Talvez, o cenário argentino seja um pouco diferente, mas ainda se percebe semelhanças significativas, uma vez que algumas villas da capital argentina têm um número considerável de imigrantes. Peruanos, bolivianos e paraguaios formam boa parte da periferia bonaerense*. E são esses mesmos pibes de barrio** que muitas vezes representam a cultura e vão às competições todas as semanas, esperando por seu momento.


*Bonaerense significa que é natural de Buenos Aires

**Guri de vila, vileiro etc


Segundo dados do Spotify, em 2019, o trap, subgênero do rap, foi o ritmo musical mais escutado na Argentina. O rap chegou às terras argentinas no começo dos anos 90, com artistas como Illya Kuryaki & The Valderramas, fazendo uma mescla de rock nacional e hip hop. Porém, foi a partir de 2013/2014 que as batalhas de rap ficaram cada vez mais famosas no país. A influência veio das batallas de gallos do campeonato Red Bull, maior festival de freestyle, desde 2005, de países de fala hispânica. As batalhas de freestyle são o subgênero do Rap mais popular na Argentina, tendo como ponto principal ganhar do(s) oponente(s) com rimas improvisadas.

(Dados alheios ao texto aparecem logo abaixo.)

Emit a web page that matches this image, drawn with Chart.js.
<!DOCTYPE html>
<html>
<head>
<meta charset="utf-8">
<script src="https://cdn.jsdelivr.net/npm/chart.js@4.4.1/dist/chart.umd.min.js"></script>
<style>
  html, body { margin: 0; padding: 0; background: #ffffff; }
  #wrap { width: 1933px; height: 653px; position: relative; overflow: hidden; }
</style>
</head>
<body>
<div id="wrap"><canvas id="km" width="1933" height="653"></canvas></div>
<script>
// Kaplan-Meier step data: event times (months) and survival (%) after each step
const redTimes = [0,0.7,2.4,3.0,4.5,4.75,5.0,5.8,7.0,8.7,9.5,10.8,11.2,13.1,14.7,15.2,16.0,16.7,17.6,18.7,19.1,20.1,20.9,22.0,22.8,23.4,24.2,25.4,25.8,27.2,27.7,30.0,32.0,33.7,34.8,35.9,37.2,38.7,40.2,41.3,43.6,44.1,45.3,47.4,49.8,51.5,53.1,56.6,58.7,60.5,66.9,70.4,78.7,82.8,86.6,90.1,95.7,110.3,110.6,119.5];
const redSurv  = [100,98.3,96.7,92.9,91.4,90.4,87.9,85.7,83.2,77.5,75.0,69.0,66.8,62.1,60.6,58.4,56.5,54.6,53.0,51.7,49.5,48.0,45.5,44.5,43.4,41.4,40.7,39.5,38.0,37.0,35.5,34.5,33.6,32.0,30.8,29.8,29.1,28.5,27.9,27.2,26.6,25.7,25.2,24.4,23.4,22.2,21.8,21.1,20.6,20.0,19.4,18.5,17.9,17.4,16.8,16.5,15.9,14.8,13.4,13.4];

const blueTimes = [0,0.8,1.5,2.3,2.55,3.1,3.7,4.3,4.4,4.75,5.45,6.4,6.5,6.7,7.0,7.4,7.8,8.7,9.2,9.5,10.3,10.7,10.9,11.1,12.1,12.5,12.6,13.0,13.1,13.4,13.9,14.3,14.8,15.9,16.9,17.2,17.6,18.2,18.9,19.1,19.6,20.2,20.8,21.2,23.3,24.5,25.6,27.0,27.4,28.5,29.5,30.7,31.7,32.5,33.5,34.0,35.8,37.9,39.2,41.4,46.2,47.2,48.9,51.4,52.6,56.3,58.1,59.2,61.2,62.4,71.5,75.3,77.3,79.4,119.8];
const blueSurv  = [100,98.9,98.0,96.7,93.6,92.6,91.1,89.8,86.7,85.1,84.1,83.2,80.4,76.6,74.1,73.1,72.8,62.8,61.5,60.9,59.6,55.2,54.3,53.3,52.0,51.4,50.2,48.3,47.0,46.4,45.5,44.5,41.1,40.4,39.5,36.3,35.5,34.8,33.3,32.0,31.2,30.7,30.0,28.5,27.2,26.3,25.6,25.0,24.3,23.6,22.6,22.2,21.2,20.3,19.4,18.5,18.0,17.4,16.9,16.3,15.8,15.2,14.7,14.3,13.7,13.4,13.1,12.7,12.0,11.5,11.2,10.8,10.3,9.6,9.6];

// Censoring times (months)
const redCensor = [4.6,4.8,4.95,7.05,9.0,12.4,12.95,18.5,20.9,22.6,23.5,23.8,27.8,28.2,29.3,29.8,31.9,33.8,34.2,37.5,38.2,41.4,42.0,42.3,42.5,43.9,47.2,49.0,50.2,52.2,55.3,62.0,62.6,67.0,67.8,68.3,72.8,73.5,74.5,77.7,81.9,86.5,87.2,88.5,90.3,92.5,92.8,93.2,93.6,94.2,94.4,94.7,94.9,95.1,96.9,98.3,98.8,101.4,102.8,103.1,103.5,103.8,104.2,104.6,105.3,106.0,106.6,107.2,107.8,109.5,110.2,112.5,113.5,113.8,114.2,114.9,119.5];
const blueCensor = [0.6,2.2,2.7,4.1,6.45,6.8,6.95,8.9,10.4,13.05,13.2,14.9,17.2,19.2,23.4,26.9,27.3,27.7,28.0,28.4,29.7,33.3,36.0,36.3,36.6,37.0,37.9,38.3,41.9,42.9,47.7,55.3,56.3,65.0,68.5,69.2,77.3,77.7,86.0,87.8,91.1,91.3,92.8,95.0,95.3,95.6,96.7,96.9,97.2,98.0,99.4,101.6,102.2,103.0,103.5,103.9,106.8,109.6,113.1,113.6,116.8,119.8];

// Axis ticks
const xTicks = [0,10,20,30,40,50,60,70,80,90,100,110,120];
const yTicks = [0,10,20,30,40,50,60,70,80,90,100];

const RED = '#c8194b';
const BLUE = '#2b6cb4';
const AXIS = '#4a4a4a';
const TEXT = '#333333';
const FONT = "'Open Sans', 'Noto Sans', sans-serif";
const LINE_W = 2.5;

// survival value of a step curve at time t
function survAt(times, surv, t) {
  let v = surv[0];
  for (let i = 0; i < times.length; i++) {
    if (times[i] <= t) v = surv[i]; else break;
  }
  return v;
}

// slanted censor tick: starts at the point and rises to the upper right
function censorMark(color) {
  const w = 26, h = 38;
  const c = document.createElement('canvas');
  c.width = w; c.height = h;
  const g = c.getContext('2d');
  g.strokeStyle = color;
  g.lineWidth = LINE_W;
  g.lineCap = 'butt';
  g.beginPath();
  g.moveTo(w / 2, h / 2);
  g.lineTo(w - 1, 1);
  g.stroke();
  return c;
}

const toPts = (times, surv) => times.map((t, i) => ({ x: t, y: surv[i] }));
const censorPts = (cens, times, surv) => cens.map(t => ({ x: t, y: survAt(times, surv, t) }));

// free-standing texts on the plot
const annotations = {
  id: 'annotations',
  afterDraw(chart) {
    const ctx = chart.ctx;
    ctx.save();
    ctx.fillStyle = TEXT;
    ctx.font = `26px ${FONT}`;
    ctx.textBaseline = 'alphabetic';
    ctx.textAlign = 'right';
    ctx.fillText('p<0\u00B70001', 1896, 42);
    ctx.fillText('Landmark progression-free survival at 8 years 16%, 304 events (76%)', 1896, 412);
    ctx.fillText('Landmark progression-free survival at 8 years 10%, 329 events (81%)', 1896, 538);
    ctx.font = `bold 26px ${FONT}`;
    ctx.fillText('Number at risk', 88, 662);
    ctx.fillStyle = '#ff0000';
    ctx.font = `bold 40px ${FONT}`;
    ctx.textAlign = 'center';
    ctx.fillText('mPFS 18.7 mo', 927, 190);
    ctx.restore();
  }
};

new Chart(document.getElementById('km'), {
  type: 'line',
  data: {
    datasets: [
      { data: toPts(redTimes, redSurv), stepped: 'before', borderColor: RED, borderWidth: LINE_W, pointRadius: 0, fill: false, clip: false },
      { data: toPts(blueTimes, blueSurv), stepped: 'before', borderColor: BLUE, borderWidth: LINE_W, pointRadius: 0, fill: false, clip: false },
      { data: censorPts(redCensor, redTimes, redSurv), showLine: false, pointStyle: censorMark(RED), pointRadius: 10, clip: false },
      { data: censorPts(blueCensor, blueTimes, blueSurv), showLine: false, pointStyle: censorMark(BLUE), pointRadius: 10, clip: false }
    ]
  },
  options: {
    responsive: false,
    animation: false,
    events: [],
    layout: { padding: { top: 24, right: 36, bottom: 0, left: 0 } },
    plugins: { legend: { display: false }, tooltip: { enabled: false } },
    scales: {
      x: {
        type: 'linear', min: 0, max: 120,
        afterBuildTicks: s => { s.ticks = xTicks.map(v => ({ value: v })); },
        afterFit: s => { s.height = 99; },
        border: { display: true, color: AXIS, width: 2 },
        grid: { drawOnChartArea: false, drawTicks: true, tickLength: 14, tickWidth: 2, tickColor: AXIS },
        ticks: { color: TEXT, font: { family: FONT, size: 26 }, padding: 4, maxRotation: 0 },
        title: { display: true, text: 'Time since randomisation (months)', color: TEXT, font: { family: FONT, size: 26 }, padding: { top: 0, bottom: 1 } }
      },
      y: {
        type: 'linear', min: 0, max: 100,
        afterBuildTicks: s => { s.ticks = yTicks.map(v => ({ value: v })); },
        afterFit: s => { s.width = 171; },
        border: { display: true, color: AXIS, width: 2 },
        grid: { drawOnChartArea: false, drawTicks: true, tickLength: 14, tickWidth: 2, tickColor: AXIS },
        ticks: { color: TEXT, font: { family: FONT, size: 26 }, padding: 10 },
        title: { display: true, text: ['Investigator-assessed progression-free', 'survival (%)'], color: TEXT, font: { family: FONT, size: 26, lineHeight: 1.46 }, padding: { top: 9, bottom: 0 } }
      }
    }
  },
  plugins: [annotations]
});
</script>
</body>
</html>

Encontrei a MkUltra, competição organizada por Memi, que acontece a cada 15 dias em praças e parques da capital portenha. Conta com a presença de diversos participantes numa faixa etária entre 12 e 22 anos (e curiosos de idades variadas). Entre garrafas pets cortadas pela metade, cheias de fernet e coca-cola, fumaça de erva, "tiradas de rimas" e beats de rap, vi a cultura se desentrelaçar diante de mim. Consegui ver o nervosismo e aflição de cada participante antes da competição, improvisando ou rimando, junto de um grupo ou sozinho num canto.

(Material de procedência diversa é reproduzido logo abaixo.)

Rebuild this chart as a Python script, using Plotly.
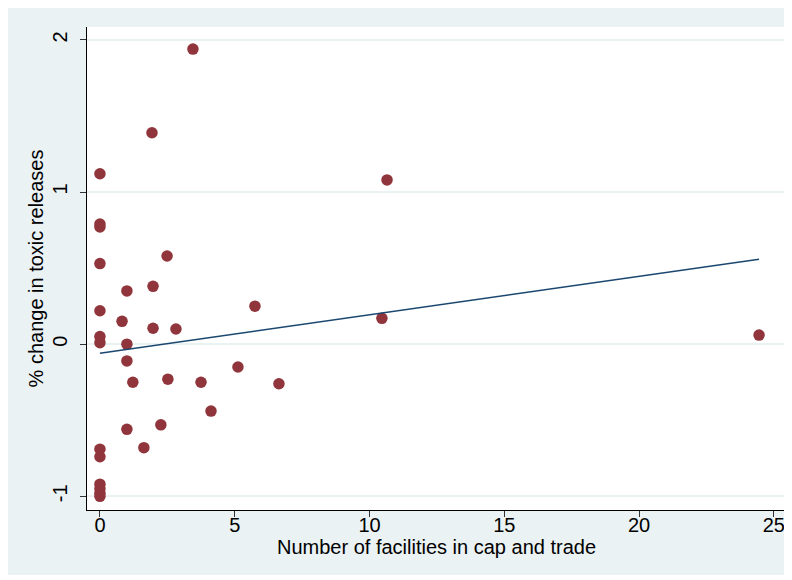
import plotly.graph_objects as go

# Data
facilities = [3.45, 1.93, 0, 10.65, 0, 0, 0, 2.49, 1.97, 1.0, 5.75, 0, 0.82, 1.97, 2.82,
              10.46, 24.45, 0, 0, 1.0, 1.0, 1.22, 2.52, 3.75, 5.12, 6.64, 4.12, 2.26, 1.0,
              1.63, 0, 0, 0, 0, 0, 0]
pct_change = [1.94, 1.39, 1.12, 1.08, 0.79, 0.77, 0.53, 0.58, 0.38, 0.35, 0.25, 0.22, 0.15,
              0.105, 0.10, 0.17, 0.06, 0.05, 0.01, 0.0, -0.11, -0.25, -0.23, -0.25, -0.15,
              -0.26, -0.44, -0.53, -0.56, -0.68, -0.69, -0.74, -0.92, -0.95, -0.98, -1.0]

# Linear fit
fit_intercept = -0.06
fit_slope = 0.0253

x_ticks = [0, 5, 10, 15, 20, 25]
y_ticks = [-1, 0, 1, 2]
y_tick_labels = ["-1", "0", "1", "2"]

fit_x = [min(facilities), max(facilities)]
fit_y = [fit_intercept + fit_slope * v for v in fit_x]

BG = "#eaf2f3"
fig = go.Figure()
fig.add_trace(go.Scatter(x=facilities, y=pct_change, mode="markers",
                         marker=dict(color="#90353b", size=11.5, line=dict(width=0)),
                         showlegend=False, hoverinfo="skip"))
fig.add_trace(go.Scatter(x=fit_x, y=fit_y, mode="lines",
                         line=dict(color="#1a476f", width=1.5),
                         showlegend=False, hoverinfo="skip"))

fig.update_layout(
    width=792, height=567,
    margin=dict(l=79, r=14, t=19, b=65),
    paper_bgcolor=BG, plot_bgcolor="white",
    font=dict(family="Liberation Sans, Arial, sans-serif", color="black", size=20),
    xaxis=dict(range=[-0.48, 25.45], tickvals=x_ticks, showgrid=False, zeroline=False,
               showline=True, linecolor="black", linewidth=1, ticks="outside", ticklen=6,
               tickcolor="#333", tickfont=dict(size=20), automargin=False,
               ticklabelstandoff=-9,
               title=dict(text="Number of facilities in cap and trade", font=dict(size=20),
                          standoff=3)),
    yaxis=dict(range=[-1.09, 2.085], tickvals=y_ticks, ticktext=y_tick_labels,
               showgrid=True, gridcolor=BG,
               gridwidth=1.5, zeroline=False, showline=True, linecolor="black", linewidth=1,
               ticks="outside", ticklen=6, tickcolor="#333", tickangle=-90,
               tickfont=dict(size=20), automargin=False, ticklabelstandoff=5,
               title=dict(text="% change in toxic releases", font=dict(size=20), standoff=0)),
)

fig.write_html("out.html")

Fotografia de Lissa Pegoretti | instagram @pegorettifotografias

Entre esse emaranhado de vozes, cheiros e beats, conversei com Kobein, 19 anos, criado e nascido no bairro de San Telmo, coração histórico de Buenos Aires. Seu interesse por rap veio da mãe, que sempre escutou o ritmo. A maior influência que tem é do rapper estadunidense Tupac e do argentino Acru. Confessa que seu maior sonho é poder viver da música e conseguir comprar uma casa para sua mãe.

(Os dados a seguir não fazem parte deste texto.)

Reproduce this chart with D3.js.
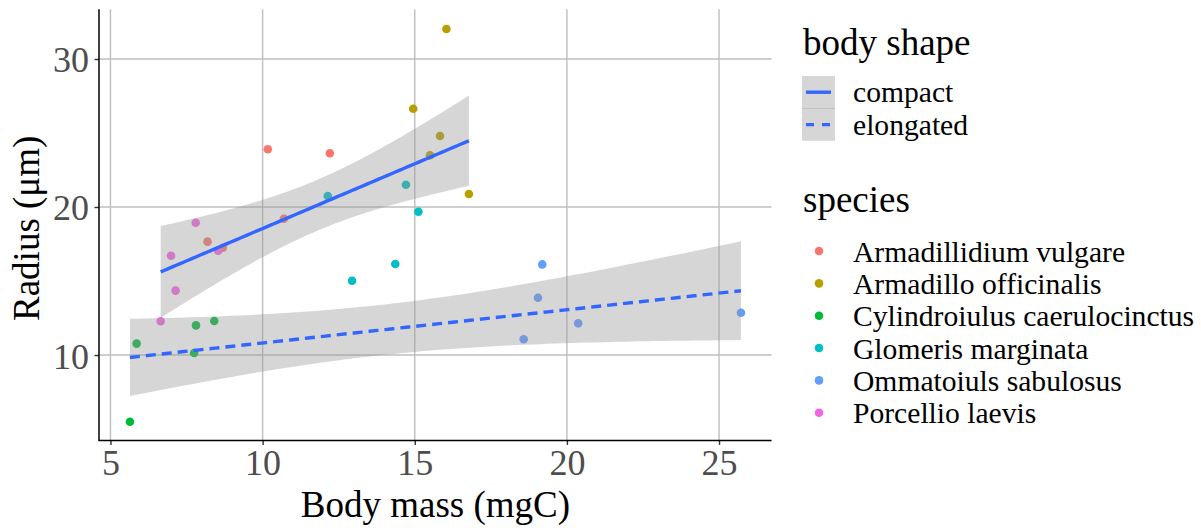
<!DOCTYPE html>
<html>
<head>
<meta charset="utf-8">
<script src="https://cdn.jsdelivr.net/npm/d3@7"></script>
<style>
  html, body { margin: 0; padding: 0; background: #ffffff; }
  svg { display: block; }
  text { font-family: "Liberation Serif", "DejaVu Serif", serif; }
</style>
</head>
<body>
<svg id="chart" width="1201" height="528"></svg>
<script>
// ---------------- DATA ----------------
const speciesNames = [
  "Armadillidium vulgare",
  "Armadillo officinalis",
  "Cylindroiulus caerulocinctus",
  "Glomeris marginata",
  "Ommatoiuls sabulosus",
  "Porcellio laevis"
];
const speciesColors = ["#F8766D", "#B79F00", "#00BA38", "#00BFC4", "#619CFF", "#F564E3"];
const speciesShape = ["compact", "compact", "elongated", "compact", "elongated", "compact"];
const shapeNames = ["compact", "elongated"];

// one entry per observation
const pointSpecies = [0,0,0,0,0, 1,1,1,1,1, 2,2,2,2,2, 3,3,3,3,3, 4,4,4,4,4, 5,5,5,5,5];
const bodyMass = [
  10.17, 12.21, 10.70, 8.19, 8.69,
  14.95, 16.04, 15.83, 15.50, 16.78,
  5.86, 7.81, 8.41, 7.75, 5.64,
  12.14, 14.71, 15.12, 12.94, 14.36,
  19.19, 19.05, 18.58, 20.37, 25.72,
  7.80, 6.99, 8.54, 7.14, 6.65
];
const radius = [
  23.90, 23.63, 19.21, 17.66, 17.25,
  26.64, 32.03, 24.80, 23.50, 20.88,
  10.77, 12.00, 12.30, 10.14, 5.49,
  20.74, 21.50, 19.68, 15.02, 16.15,
  16.12, 13.87, 11.06, 12.14, 12.86,
  18.94, 16.71, 17.05, 14.35, 12.28
];
const xTicks = [5, 10, 15, 20, 25];
const yTicks = [10, 20, 30];
const xTitle = "Body mass (mgC)";
const yTitle = "Radius (\u03BCm)";

// ---------------- STATS (lm + 95% CI, like geom_smooth(method = "lm")) ----------------
function lgamma(z) {
  const g = 7, c = [0.99999999999980993, 676.5203681218851, -1259.1392167224028,
    771.32342877765313, -176.61502916214059, 12.507343278686905,
    -0.13857109526572012, 9.9843695780195716e-6, 1.5056327351493116e-7];
  if (z < 0.5) return Math.log(Math.PI / Math.sin(Math.PI * z)) - lgamma(1 - z);
  z -= 1;
  let x = c[0];
  for (let i = 1; i < g + 2; i++) x += c[i] / (z + i);
  const t = z + g + 0.5;
  return 0.5 * Math.log(2 * Math.PI) + (z + 0.5) * Math.log(t) - t + Math.log(x);
}
function tCdfPos(t, nu) { // P(0 < T < t)
  const k = Math.exp(lgamma((nu + 1) / 2) - lgamma(nu / 2)) / Math.sqrt(nu * Math.PI);
  const n = 400, h = t / n;
  let s = 0;
  for (let i = 0; i <= n; i++) {
    const x = i * h;
    const f = Math.pow(1 + x * x / nu, -(nu + 1) / 2);
    s += (i === 0 || i === n) ? f : (i % 2 ? 4 * f : 2 * f);
  }
  return k * s * h / 3;
}
function tQuantile975(nu) {
  let lo = 0, hi = 20;
  for (let i = 0; i < 60; i++) {
    const mid = (lo + hi) / 2;
    if (tCdfPos(mid, nu) < 0.475) lo = mid; else hi = mid;
  }
  return (lo + hi) / 2;
}
function lmFit(xs, ys) {
  const n = xs.length;
  const mx = d3.mean(xs), my = d3.mean(ys);
  let sxx = 0, sxy = 0;
  xs.forEach((x, i) => { sxx += (x - mx) ** 2; sxy += (x - mx) * (ys[i] - my); });
  const b = sxy / sxx, a = my - b * mx;
  let sse = 0;
  xs.forEach((x, i) => { sse += (ys[i] - (a + b * x)) ** 2; });
  const s = Math.sqrt(sse / (n - 2));
  const tq = tQuantile975(n - 2);
  const [x0, x1] = d3.extent(xs);
  const pts = d3.range(80).map(i => {
    const x = x0 + (x1 - x0) * i / 79;
    const fit = a + b * x;
    const se = s * Math.sqrt(1 / n + (x - mx) ** 2 / sxx);
    return { x, fit, lo: fit - tq * se, hi: fit + tq * se };
  });
  return pts;
}

const fits = shapeNames.map(shape => {
  const idx = d3.range(bodyMass.length).filter(i => speciesShape[pointSpecies[i]] === shape);
  return { shape, pts: lmFit(idx.map(i => bodyMass[i]), idx.map(i => radius[i])) };
});

// ---------------- LAYOUT ----------------
const svg = d3.select("#chart");
const panel = { left: 99.4, right: 771.5, top: 9.3, bottom: 441.4 };

function expand(ext) { const r = ext[1] - ext[0]; return [ext[0] - 0.05 * r, ext[1] + 0.05 * r]; }
const allY = radius.concat(...fits.map(f => f.pts.flatMap(p => [p.lo, p.hi])));
const x = d3.scaleLinear().domain(expand(d3.extent(bodyMass))).range([panel.left, panel.right]);
const y = d3.scaleLinear().domain(expand(d3.extent(allY))).range([panel.bottom, panel.top]);

const gridColor = "#bebebe";
// grid
const grid = svg.append("g");
grid.selectAll("line.v").data(xTicks).join("line")
  .attr("x1", d => x(d)).attr("x2", d => x(d))
  .attr("y1", panel.top).attr("y2", panel.bottom)
  .attr("stroke", gridColor).attr("stroke-width", 1.4);
grid.selectAll("line.h").data(yTicks).join("line")
  .attr("y1", d => y(d)).attr("y2", d => y(d))
  .attr("x1", panel.left).attr("x2", panel.right)
  .attr("stroke", gridColor).attr("stroke-width", 1.4);

// points
svg.append("g").selectAll("circle").data(d3.range(bodyMass.length)).join("circle")
  .attr("cx", i => x(bodyMass[i])).attr("cy", i => y(radius[i]))
  .attr("r", 4.3).attr("fill", i => speciesColors[pointSpecies[i]]);

// ribbons
const area = d3.area().x(d => x(d.x)).y0(d => y(d.lo)).y1(d => y(d.hi));
svg.append("g").selectAll("path").data(fits).join("path")
  .attr("d", f => area(f.pts))
  .attr("fill", "#999999").attr("fill-opacity", 0.4);

// lines
const line = d3.line().x(d => x(d.x)).y(d => y(d.fit));
svg.append("g").selectAll("path").data(fits).join("path")
  .attr("d", f => line(f.pts))
  .attr("fill", "none").attr("stroke", "#3366FF").attr("stroke-width", 3.4)
  .attr("stroke-dasharray", f => f.shape === "elongated" ? "10,6" : null);

// axes
const xAxis = d3.axisBottom(x).tickValues(xTicks).tickSize(4.5).tickPadding(6).tickFormat(d3.format("d"));
const gx = svg.append("g").attr("transform", `translate(0,${panel.bottom - 1})`).call(xAxis);
gx.select(".domain").remove();
gx.append("line").attr("x1", panel.left - 0.7).attr("x2", panel.right).attr("y1", 0).attr("y2", 0)
  .attr("stroke", "#000").attr("stroke-width", 1.5);
gx.selectAll(".tick line").attr("stroke", "#333").attr("stroke-width", 1.4);
gx.selectAll(".tick text").attr("font-size", 36).attr("fill", "#4d4d4d")
  .attr("font-family", "Liberation Serif").attr("dy", null).attr("y", 35);

const yAxis = d3.axisLeft(y).tickValues(yTicks).tickSize(4.5).tickPadding(6).tickFormat(d3.format("d"));
const gy = svg.append("g").attr("transform", `translate(${panel.left - 0.4},0)`).call(yAxis);
gy.select(".domain").remove();
gy.append("line").attr("x1", 0).attr("x2", 0).attr("y1", panel.top).attr("y2", panel.bottom - 0.3)
  .attr("stroke", "#000").attr("stroke-width", 1.5);
gy.selectAll(".tick line").attr("stroke", "#333").attr("stroke-width", 1.4);
gy.selectAll(".tick text").attr("font-size", 36).attr("fill", "#4d4d4d")
  .attr("font-family", "Liberation Serif").attr("dy", null).attr("y", 13).attr("x", -10);

// axis titles
svg.append("text").attr("x", (panel.left + panel.right) / 2).attr("y", 516.5)
  .attr("text-anchor", "middle").attr("font-size", 37).attr("fill", "#000").text(xTitle);
svg.append("text").attr("transform", `translate(39,${(panel.top + panel.bottom) / 2 + 3}) rotate(-90)`)
  .attr("text-anchor", "middle").attr("font-size", 37).attr("fill", "#000").text(yTitle);

// ---------------- LEGENDS ----------------
const lg = svg.append("g");
lg.append("text").attr("x", 803).attr("y", 55).attr("font-size", 37).attr("fill", "#000").text("body shape");
const keyH = 32.4;
shapeNames.forEach((s, i) => {
  const top = 76 + i * keyH;
  lg.append("rect").attr("x", 802).attr("y", top).attr("width", 33).attr("height", keyH)
    .attr("fill", "#999999").attr("fill-opacity", 0.4);
  lg.append("line").attr("x1", 806).attr("x2", 831).attr("y1", top + keyH / 2).attr("y2", top + keyH / 2)
    .attr("stroke", "#3366FF").attr("stroke-width", 3.4)
    .attr("stroke-dasharray", s === "elongated" ? "8,8" : null);
  lg.append("text").attr("x", 853).attr("y", top + keyH / 2 + 10).attr("font-size", 29.6)
    .attr("fill", "#000").text(s);
});
lg.append("line").attr("x1", 802).attr("x2", 835).attr("y1", 76 + keyH).attr("y2", 76 + keyH)
  .attr("stroke", "#c2c2c2").attr("stroke-width", 1);

lg.append("text").attr("x", 803).attr("y", 211.5).attr("font-size", 37).attr("fill", "#000").text("species");
speciesNames.forEach((s, i) => {
  const cy = 251 + i * 32.35;
  lg.append("circle").attr("cx", 819).attr("cy", cy).attr("r", 4.3).attr("fill", speciesColors[i]);
  lg.append("text").attr("x", 853).attr("y", cy + 10.5).attr("font-size", 29.6)
    .attr("fill", "#000").text(s);
});
</script>
</body>
</html>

“Para mim, o freestyle é um estilo de vida. Porque eu acordo tirando free, tomo banho tirando free, cozinho tirando free. Quando eu me sinto mal, eu improviso, escrevo. O freestyle te tira dos problemas. Tipo eu começo a improvisar, a escrever e deixo de pensar em todos os problemas que tenho. É tipo uma saída, que não é se drogar, pra poder se isolar do mundo”

Kobein não é exceção. Ele é regra. Muitos jovens de periferia e de classe média vão às batalhas de freestyle como uma saída das drogas, dos problemas e de si. É um modo de ser notado e respeitado. Um sonho a ser conquistado a cada rima que é improvisada, tal qual suas próprias vidas.


Fiquei uma tarde inteira escutando esses meninos. Falavam sobre o que pensam, o que odeiam, o que gostam e quem são. A verdade é que os sentimentos surgem junto à mistura de palavras e fôlego que tomam a todo improviso. E eles improvisam. Não somente nos versos, mas na vida. Falam da fome, da intimidade com a morte, da ressurreição, da desigualdade. Se ofendem, se putean (xingam), se respeitam, não se escondem e se abraçam.

Fotografia de Lissa Pegoretti | instagram @pegorettifotografias

O campeonato nacional de freestyle argentino é o Freestyle Master Series (FMS), competição oriunda da batalha mais famosa do país, El Quinto Escalón. Foi dessa compe (competição) que surgiram os nomes dos rappers mais famosos do país, que se tornaram referências musicais no mundo do rap hispanofalante. São eles: Trueno, Wos, Dtoke, Sony, Klan, Wolf, entre outros mais.


No freestyle argentino, há sempre jurados e são eles os únicos a escolher quem ganha ou não. A não ser que quem seja apontado como vencedor dê de “brinde” ao oponente a batalha; diferentemente das batalhas brasileiras, em que todos que estão acompanhando, votam.


O público feminino é inferior ao masculino. Percebe-se tanto nas “arquibancadas” quanto nas competidoras. No dia que fui, Tamara, 30 anos, que estava na lista da batalha, parecia tranquila. Aliás, faz 10 anos que ela rapea.

“A igualdade é a grande dificuldade. Que te respeitem, que te escutem isso é a dificuldade. No freestyle feminino, esperam outra coisa, não esperam que você seja boa. Chama a atenção só por ser mulher.(...) Me aconteceu de ir a várias competições, de eu cair com um oponente homem e ele me fazer cara feia ou rapear sem vontade. Tudo porque sou mulher.”

Tamara é conhecida como Real Zee One e já viajou a outros lugares do país para competir, mas teve que parar. A constância foi diminuindo por conta do trabalho e da filha que teve aos 23 anos, mas ainda vai às batalhas como hobbie. Ela também confessa que o rap é uma religião e que se alguém quiser procurar para se desafogar emocionalmente, pode contar como apoio.


O freestyle é uma manifestação cultural criada e moldada pela rua e pelas pessoas que a vivem. É liberdade, religião, força e êxtase. Na Argentina, não é diferente. A cada verso que vivi e rima que desfrutei, vi o menino do trem. Talvez, se não fosse por ele, nem teria me interessado pelo tema. Consegui encontrar uma nova admiração e resolvi passá-la adiante. Espero que esse guri, que me improvisou sua verdade, possa encontrar a minha escrita nessa reportagem um dia.